The book is also full of philosophical and metaphysical musings that come both from the 3rd person narration and characters. Charles Halloway is the book’s philosopher and seems to be the voice of Bradbury. 

I first read this book way back when I was around the age of Will and Jim. I particularly related to the world that the boys came from. The setting is of the book is similar to that in which I grew up in. I am now three years short of Charles’s age. One of the major themes of this work also centers upon aging. Thus, the experience of rereading this book now, is striking for me. 

The themes of life, death, aging, happiness, good and evil are examined in all sorts of complex ways within this work. Like many good books of this sort, I could explore the characters, themes and philosophy in a series of blog posts.

I want to devote a few words to the examination of the nature of good. In this passage, Charles Halloway speculates on the origin of goodness and love in humanity. 

“I suppose one night hundreds of thousands of years ago in a cave by a night fire when one of those shaggy men wakened to gaze over the banked coals at his woman, his children, and thought of their being cold, dead, gone forever. Then he must have wept. And he put out his hand in the night to the woman who must die some day and to the children who must follow her. And for a little bit next morning, he treated them somewhat better, for he saw that they, like himself, had the seed of night in them. He felt that seed like slime in his pulse, splitting, making more against the day they would multiply his body into darkness. So that man, the first one, knew what we know now: our hour is short, eternity is long. With this knowledge came pity and mercy, so we spared others for the later, more intricate, more mysterious benefits of love.” 

In the above quote, several themes that are repeated multiple times in this book are encapsulated. First, the idea that goodness and love originate with empathy is illustrated here. Also, it is the specter of death that motivates us to be good. The despair driven by the potential end of life generates positive emotions, such as pity and mercy and, in the end, love.

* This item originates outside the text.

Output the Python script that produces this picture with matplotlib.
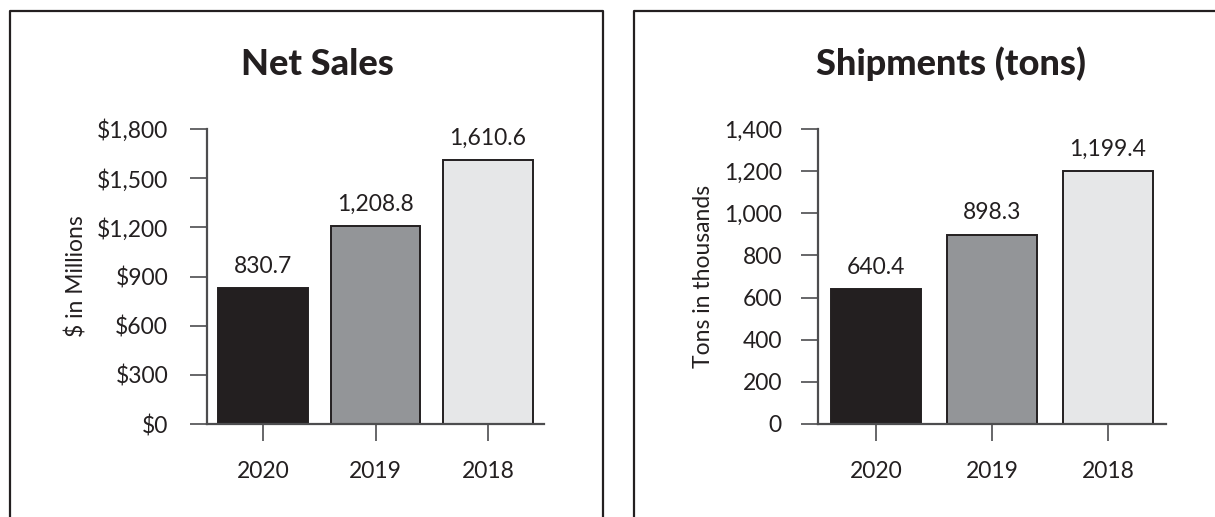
import matplotlib.pyplot as plt
from matplotlib.lines import Line2D
from matplotlib.ticker import FuncFormatter

plt.rcParams['font.family'] = ['Lato', 'DejaVu Sans']

# ---- data ----
years = ["2020", "2019", "2018"]
net_sales = [830.7, 1208.8, 1610.6]          # $ in millions
shipments = [640.4, 898.3, 1199.4]           # tons in thousands

sales_ticks = [0, 300, 600, 900, 1200, 1500, 1800]
ship_ticks = [0, 200, 400, 600, 800, 1000, 1200, 1400]

bar_colors = ["#231f20", "#939598", "#e6e7e8"]
INK = "#231f20"
AXIS = "#4d4d4f"
FS = 16.5

W, H = 1215, 517
fig = plt.figure(figsize=(W / 100, H / 100), dpi=100)


def px_box(x0, y0, x1, y1):
    # pixel box (top-left origin) -> figure fraction [left, bottom, width, height]
    return [x0 / W, 1 - y1 / H, (x1 - x0) / W, (y1 - y0) / H]


def panel(rect, values, ticks, fmt, ylabel, title, title_xy, ylabel_x, width, ypad):
    ax = fig.add_axes(px_box(*rect))
    x = range(len(values))
    ax.bar(x, values, width=width, color=bar_colors, edgecolor=INK, linewidth=1.4, zorder=2)
    for xi, v in zip(x, values):
        ax.annotate(f"{v:,.1f}", (xi, v), xytext=(0, 11), textcoords="offset points",
                    ha="center", va="baseline", fontsize=FS, color=INK)
    ax.set_xlim(-0.5, 2.5)
    ax.set_ylim(0, ticks[-1])
    ax.set_yticks(ticks)
    ax.yaxis.set_major_formatter(FuncFormatter(fmt))
    ax.set_xticks(list(x))
    ax.set_xticklabels(years)
    for s in ("top", "right"):
        ax.spines[s].set_visible(False)
    for s in ("left", "bottom"):
        ax.spines[s].set_color(AXIS)
        ax.spines[s].set_linewidth(1.6)
    ax.tick_params(axis="y", length=12, width=1.2, color=AXIS, pad=ypad,
                   labelsize=FS, labelcolor=INK)
    ax.tick_params(axis="x", length=12, width=1.2, color=AXIS, pad=15,
                   labelsize=FS, labelcolor=INK)
    ax.set_ylabel(ylabel, fontsize=FS, color=INK)
    ax.yaxis.set_label_coords((ylabel_x - rect[0]) / (rect[2] - rect[0]), 0.5)
    fig.text(title_xy[0] / W, 1 - title_xy[1] / H, title, ha="center", va="baseline",
             fontsize=26, fontweight="black", color=INK)
    return ax


panel((207, 129, 544, 424), net_sales, sales_ticks, lambda v, p: f"${v:,.0f}",
      "$ in Millions", "Net Sales", (317, 75), 88, 0.80, 16)
panel((818, 129, 1166, 424), shipments, ship_ticks, lambda v, p: f"{v:,.0f}",
      "Tons in thousands", "Shipments (tons)", (951, 75), 714, 0.78, 14)

# panel frames (bottom edge runs past the page)
def frame(x0, x1, y0=11):
    pts = [(x0, H + 5), (x0, y0), (x1, y0), (x1, H + 5)]
    xs = [p[0] / W for p in pts]
    ys = [1 - p[1] / H for p in pts]
    fig.add_artist(Line2D(xs, ys, color=INK, linewidth=1.6, transform=fig.transFigure))

frame(10, 603)
frame(634, 1222)

fig.savefig("out.png", dpi=100)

Later on these ideas are further developed in several passages. At one point Charles observes, 

“we share this billion-mile-an-hour ride. We have common cause against the night. You start with little common causes.

I think that Bradbury is on to something here. Though not the sole source of human goodness, empathy towards others is, in my opinion, one of the key components to human virtue. As Stephen Pinker pointed out in his The Better Angels of Our Nature, peoples’ tendency to become more empathetic to one another is one of the leading factors driving humanity’s improvement. 

Similar explorations of evil, as well as of aging, the power of books, life and death are also contained within these pages. This book is full of ideas.  

This novel is a modern fable. On one level, it is an atmospheric and poetic adventure tale of young boys encountering supernatural horror. On another level, it is a philosophical journey into life and the Universe. I have only scratched the surface on the philosophical musings above. It is a tale that can be enjoyed and pondered by readers of all ages. As the story concerns itself with time and aging, readers who experienced it while young might find it particularly enlightening if, like myself, they read it again when older. It is ultimately, a fantastic book.